[WHAT THE TASK REQUIRES] Reproduce, character for character, the lines below from the first through the one with "ax = fig.add_axes([74". Leave pictures out.

[RECORDS FOR THE TASK]
——
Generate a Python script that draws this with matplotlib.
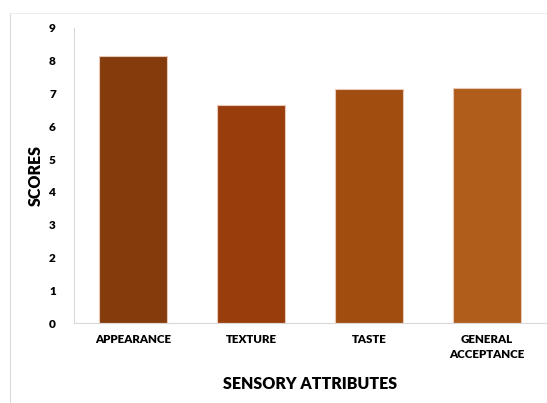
import matplotlib.pyplot as plt
from matplotlib.lines import Line2D

categories = ["APPEARANCE", "TEXTURE", "TASTE", "GENERAL\nACCEPTANCE"]
scores = [8.15, 6.65, 7.15, 7.18]
bar_colors = ["#843C0C", "#9A3D0D", "#A14D10", "#B05C1B"]
y_ticks = list(range(0, 10))

plt.rcParams['font.family'] = ['Lato', 'DejaVu Sans']

fig = plt.figure(figsize=(5.47, 4.03), dpi=100)
ax = fig.add_axes([74 / 547, 1 - 323 / 403, 472 / 547, 295 / 403])

x = range(len(categories))
ax.bar(x, scores, width=0.58, color=bar_colors, edgecolor="#E8C9B8", linewidth=0.8)

ax.set_xlim(-0.5, 3.5)
ax.set_ylim(0, 9)
ax.set_yticks(y_ticks)
ax.set_yticklabels([str(t) for t in y_ticks], fontsize=8.5, fontweight="heavy")
ax.set_xticks(list(x))
ax.set_xticklabels(categories, fontsize=8.3, fontweight="heavy", linespacing=1.4)
ax.tick_params(axis="x", length=0, pad=8)
ax.tick_params(axis="y", length=0, pad=13)

for side in ["top", "right"]:
    ax.spines[side].set_visible(False)
ax.spines["left"].set_color("#D9D9D9")
ax.spines["bottom"].set_color("#D9D9D9")

ax.set_xlabel("SENSORY ATTRIBUTES", fontsize=11.5, fontweight="heavy", labelpad=12)
ax.set_ylabel("SCORES", fontsize=11.5, fontweight="heavy", labelpad=4)

# faint chart frame at left and top
fig.add_artist(Line2D([10 / 547, 10 / 547], [0, 1 - 13 / 403], color="#D9D9D9", lw=0.8))
fig.add_artist(Line2D([10 / 547, 1], [1 - 13 / 403, 1 - 13 / 403], color="#EDEDED", lw=0.8))

fig.savefig("out.png", dpi=100)
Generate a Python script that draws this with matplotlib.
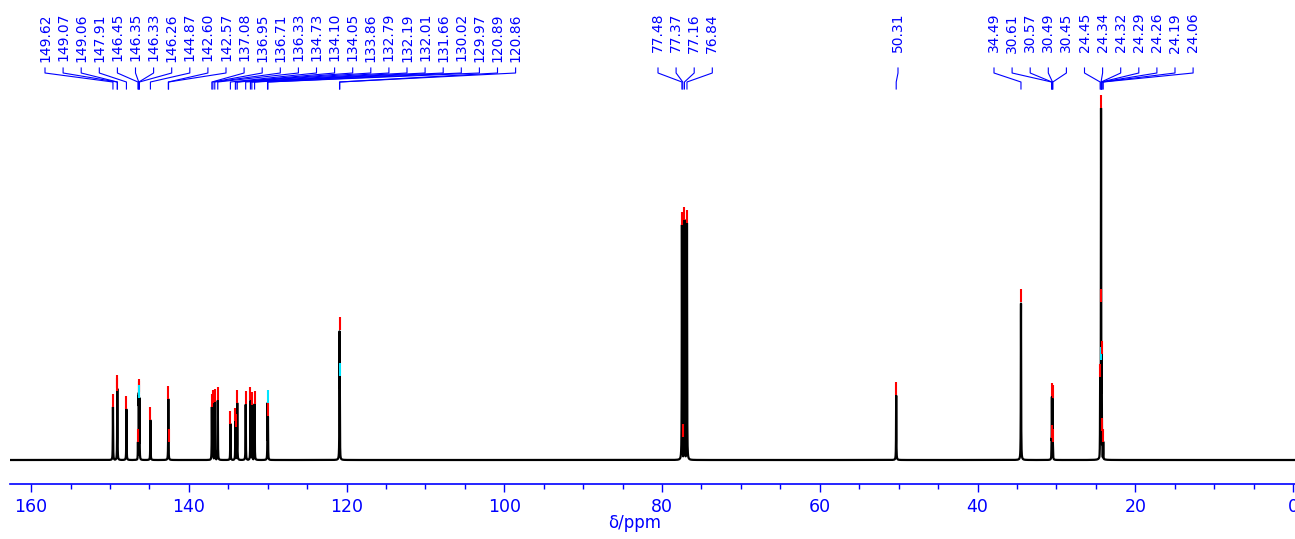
import numpy as np
import matplotlib.pyplot as plt
from matplotlib.ticker import MultipleLocator

# picked peaks (ppm), their heights and marker colours
ppm = [149.62, 149.07, 149.06, 147.91, 146.45, 146.35, 146.33, 146.26, 144.87,
       142.60, 142.57, 137.08, 136.95, 136.71, 136.33, 134.73, 134.10, 134.05,
       133.86, 132.79, 132.19, 132.01, 131.66, 130.02, 129.97, 120.89, 120.86,
       77.48, 77.37, 77.16, 76.84,
       50.31,
       34.49, 30.61, 30.57, 30.49, 30.45, 24.45, 24.34, 24.32, 24.29, 24.26,
       24.19, 24.06]
height = [0.145, 0.197, 0.190, 0.140, 0.050, 0.186, 0.180, 0.170, 0.110,
          0.167, 0.050, 0.145, 0.157, 0.160, 0.164, 0.100, 0.107, 0.090,
          0.156, 0.153, 0.164, 0.150, 0.153, 0.156, 0.120, 0.356, 0.230,
          0.644, 0.063, 0.658, 0.649,
          0.178,
          0.433, 0.060, 0.175, 0.170, 0.050, 0.227, 0.964, 0.433, 0.274, 0.290,
          0.080, 0.050]
mark = ['r'] * len(ppm)
for i in (7, 23, 26, 40):
    mark[i] = 'c'
labels = ['%.2f' % p for p in ppm]

# label groups: (first index, last index + 1, x of first label in px)
groups = [(0, 27, 45), (27, 31, 658), (31, 32, 898), (32, 44, 994)]
spacing = 18.1

# pixel <-> data helpers (figure is 1295 x 539 px)
PX0, PXPP = 1293.0, 7.887     # x px of 0 ppm, px per ppm
PY0, PYU = 460.0, 365.0       # y px of baseline, px per unit height
def px2x(px):
    return (PX0 - px) / PXPP
def py2y(py):
    return (PY0 - py) / PYU

fig = plt.figure(figsize=(12.95, 5.39), dpi=100)
ax = fig.add_axes([10 / 1295, 55 / 539, 1 - 10 / 1295, 484 / 539])
ax.set_xlim(px2x(10), px2x(1295))
ax.set_ylim(py2y(484), py2y(0))

# spectrum: narrow lorentzians on a fine grid
x = np.arange(163.0, -1.0, -0.004)
g = 0.02
spec = np.zeros_like(x)
for p, h in zip(ppm, height):
    spec = np.maximum(spec, h * g**2 / ((x - p)**2 + g**2))
ax.plot(x, spec, color='black', lw=1.6, zorder=2)

# peak pick markers
dm = 13 / PYU
for p, h, c in zip(ppm, height, mark):
    col = 'red' if c == 'r' else '#00e5ff'
    ax.plot([p, p], [h, h + dm], color=col, lw=1.5, zorder=3, solid_capstyle='butt')

# labels with leader lines
for i0, i1, start in groups:
    for k, i in enumerate(range(i0, i1)):
        lx = start + k * spacing
        ax.text(px2x(lx), py2y(13), labels[i], rotation=90, ha='center', va='top',
                color='blue', fontsize=10, family=['DejaVu Sans'])
        pp = ppm[i]
        ax.plot([px2x(lx), px2x(lx), pp, pp],
                [py2y(68), py2y(73), py2y(82), py2y(89)],
                color='blue', lw=0.8, zorder=1)

# axis styling
for s in ('top', 'left', 'right'):
    ax.spines[s].set_visible(False)
ax.spines['bottom'].set_color('blue')
ax.spines['bottom'].set_linewidth(1.2)
ax.set_yticks([])
ax.xaxis.set_major_locator(MultipleLocator(20))
ax.xaxis.set_minor_locator(MultipleLocator(5))
ax.tick_params(axis='x', which='major', direction='out', length=6, width=1,
               color='blue', labelcolor='blue', labelsize=12.5, pad=4)
ax.tick_params(axis='x', which='minor', direction='out', length=3.5, width=1,
               color='blue')
ax.set_xlabel('δ/ppm', color='blue', fontsize=12, labelpad=0)
ax.xaxis.set_label_coords((635 - 10) / 1285, -0.062)

fig.savefig('out.png', dpi=100)
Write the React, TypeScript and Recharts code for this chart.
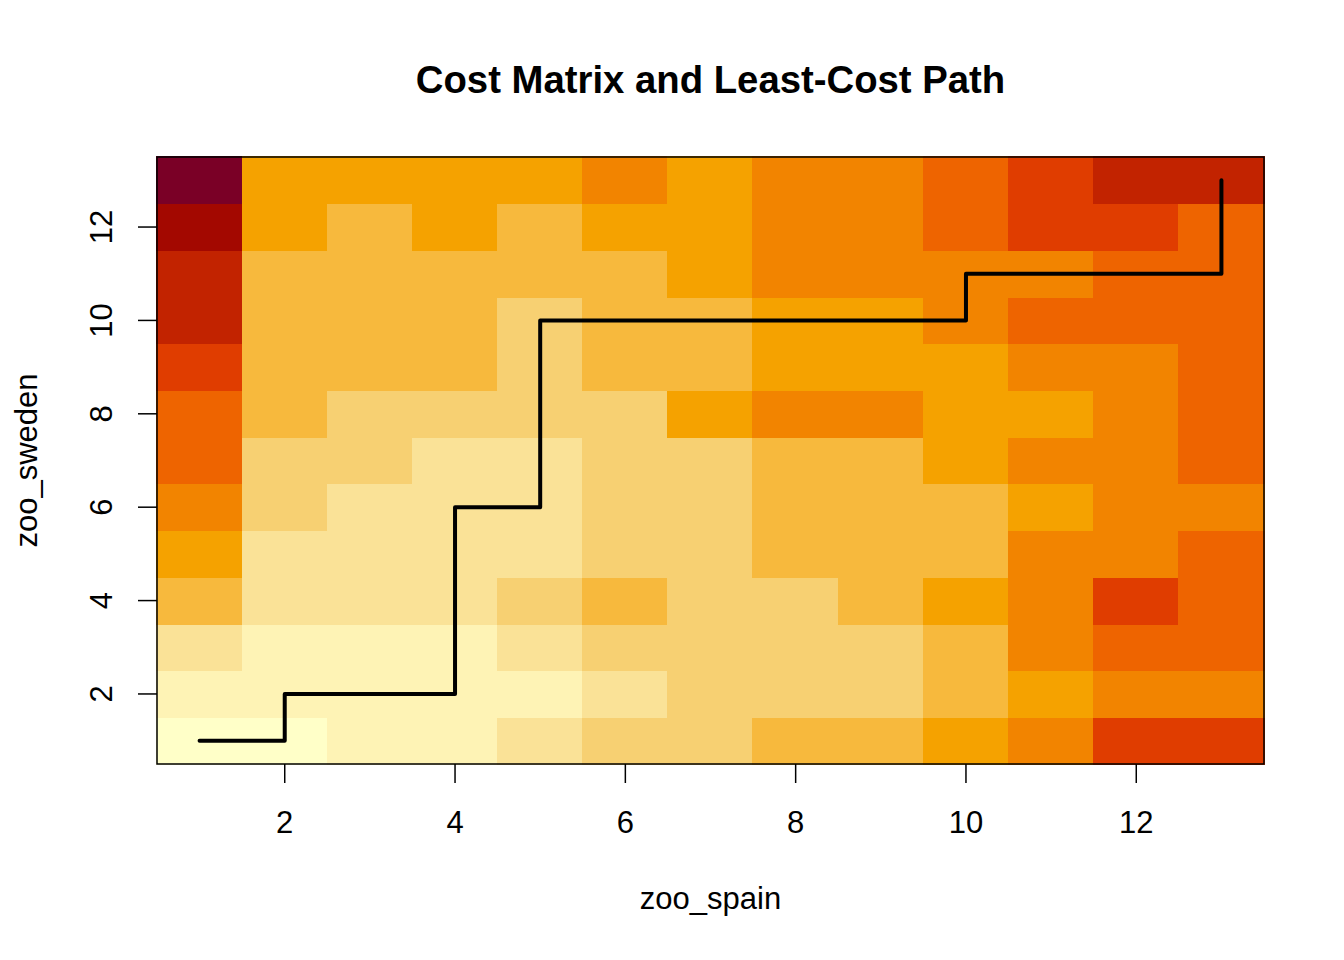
import { ComposedChart, XAxis, YAxis, Line, ReferenceArea } from 'recharts';

// colour ramp, light (low cost) -> dark (high cost)
const PALETTE = [
  '#FFFFC8', '#FEF3B5', '#FAE297', '#F7D072', '#F7B93D', '#F5A200',
  '#F28400', '#EE6400', '#E03D00', '#C22300', '#A30800', '#7A0026',
];

// cost level per cell, one array per zoo_sweden row (1..13), columns are zoo_spain 1..13
const row1 = [0, 0, 1, 1, 2, 3, 3, 4, 4, 5, 6, 8, 8];
const row2 = [1, 1, 1, 1, 1, 2, 3, 3, 3, 4, 5, 6, 6];
const row3 = [2, 1, 1, 1, 2, 3, 3, 3, 3, 4, 6, 7, 7];
const row4 = [4, 2, 2, 2, 3, 4, 3, 3, 4, 5, 6, 8, 7];
const row5 = [5, 2, 2, 2, 2, 3, 3, 4, 4, 4, 6, 6, 7];
const row6 = [6, 3, 2, 2, 2, 3, 3, 4, 4, 4, 5, 6, 6];
const row7 = [7, 3, 3, 2, 2, 3, 3, 4, 4, 5, 6, 6, 7];
const row8 = [7, 4, 3, 3, 3, 3, 5, 6, 6, 5, 5, 6, 7];
const row9 = [8, 4, 4, 4, 3, 4, 4, 5, 5, 5, 6, 6, 7];
const row10 = [9, 4, 4, 4, 3, 4, 4, 5, 5, 6, 7, 7, 7];
const row11 = [9, 4, 4, 4, 4, 4, 5, 6, 6, 6, 6, 7, 7];
const row12 = [10, 5, 4, 5, 4, 5, 5, 6, 6, 7, 8, 8, 7];
const row13 = [11, 5, 5, 5, 5, 6, 5, 6, 6, 7, 8, 9, 9];
const costRows = [row1, row2, row3, row4, row5, row6, row7, row8, row9, row10, row11, row12, row13];

// least-cost path
const pathSpain = [1, 2, 2, 4, 4, 5, 5, 10, 10, 13, 13];
const pathSweden = [1, 1, 2, 2, 6, 6, 10, 10, 11, 11, 13];

const xTicks = [2, 4, 6, 8, 10, 12];
const yTicks = [2, 4, 6, 8, 10, 12];

const FONT = '"Liberation Sans", Arial, Helvetica, sans-serif';

const pathData = pathSpain.map((x, i) => ({ x, y: pathSweden[i] }));

const XTick = (props: any) => {
  const { x, y, payload } = props;
  return (
    <text x={x} y={y + 50} textAnchor="middle" fontSize={31} fontFamily={FONT} fill="#000">
      {payload.value}
    </text>
  );
};

const YTick = (props: any) => {
  const { x, y, payload } = props;
  const bx = x - 26;
  return (
    <text
      x={bx}
      y={y}
      transform={`rotate(-90 ${bx} ${y})`}
      textAnchor="middle"
      fontSize={31}
      fontFamily={FONT}
      fill="#000"
    >
      {payload.value}
    </text>
  );
};

export default function App() {
  return (
    <div style={{ position: 'absolute', left: 0, top: 0, width: 1344, height: 960, background: '#fff' }}>
      <ComposedChart
        width={1344}
        height={960}
        data={pathData}
        margin={{ top: 157, right: 80, bottom: 96, left: 37 }}
      >
        <XAxis
          type="number"
          dataKey="x"
          domain={[0.5, 13.5]}
          allowDataOverflow
          ticks={xTicks}
          height={100}
          tickSize={19}
          tickMargin={0}
          axisLine={false}
          tickLine={{ stroke: '#000', strokeWidth: 1.5 }}
          tick={<XTick />}
        />
        <YAxis
          type="number"
          domain={[0.5, 13.5]}
          allowDataOverflow
          ticks={yTicks}
          width={120}
          tickSize={19}
          tickMargin={0}
          axisLine={false}
          tickLine={{ stroke: '#000', strokeWidth: 1.5 }}
          tick={<YTick />}
        />
        {costRows.map((row, ri) =>
          row.map((lvl, ci) => (
            <ReferenceArea
              key={`c-${ri}-${ci}`}
              x1={ci + 0.5}
              x2={ci + 1.5}
              y1={ri + 0.5}
              y2={ri + 1.5}
              fill={PALETTE[lvl]}
              fillOpacity={1}
              stroke={PALETTE[lvl]}
              strokeWidth={1.2}
              shapeRendering="crispEdges"
              isAnimationActive={false}
            />
          ))
        )}
        <ReferenceArea
          x1={0.5}
          x2={13.5}
          y1={0.5}
          y2={13.5}
          fill="none"
          fillOpacity={0}
          stroke="#000"
          strokeWidth={1.5}
        />
        <Line
          type="linear"
          dataKey="y"
          stroke="#000"
          strokeWidth={4}
          strokeLinecap="round"
          strokeLinejoin="round"
          dot={false}
          activeDot={false}
          isAnimationActive={false}
        />
      </ComposedChart>
      <svg
        width={1344}
        height={960}
        style={{ position: 'absolute', left: 0, top: 0, pointerEvents: 'none' }}
      >
        <text x={710.5} y={93} textAnchor="middle" fontSize={38.3} fontWeight="bold" fontFamily={FONT} fill="#000">
          Cost Matrix and Least-Cost Path
        </text>
        <text x={710.5} y={909} textAnchor="middle" fontSize={31} fontFamily={FONT} fill="#000">
          zoo_spain
        </text>
        <text
          x={37}
          y={460.5}
          transform="rotate(-90 37 460.5)"
          textAnchor="middle"
          fontSize={31}
          fontFamily={FONT}
          fill="#000"
        >
          zoo_sweden
        </text>
      </svg>
    </div>
  );
}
——
[WORKED ANSWER]
Generate a Python script that draws this with matplotlib.
import matplotlib.pyplot as plt
from matplotlib.lines import Line2D

categories = ["APPEARANCE", "TEXTURE", "TASTE", "GENERAL\nACCEPTANCE"]
scores = [8.15, 6.65, 7.15, 7.18]
bar_colors = ["#843C0C", "#9A3D0D", "#A14D10", "#B05C1B"]
y_ticks = list(range(0, 10))

plt.rcParams['font.family'] = ['Lato', 'DejaVu Sans']

fig = plt.figure(figsize=(5.47, 4.03), dpi=100)
ax = fig.add_axes([74 / 547, 1 - 323 / 403, 472 / 547, 295 / 403])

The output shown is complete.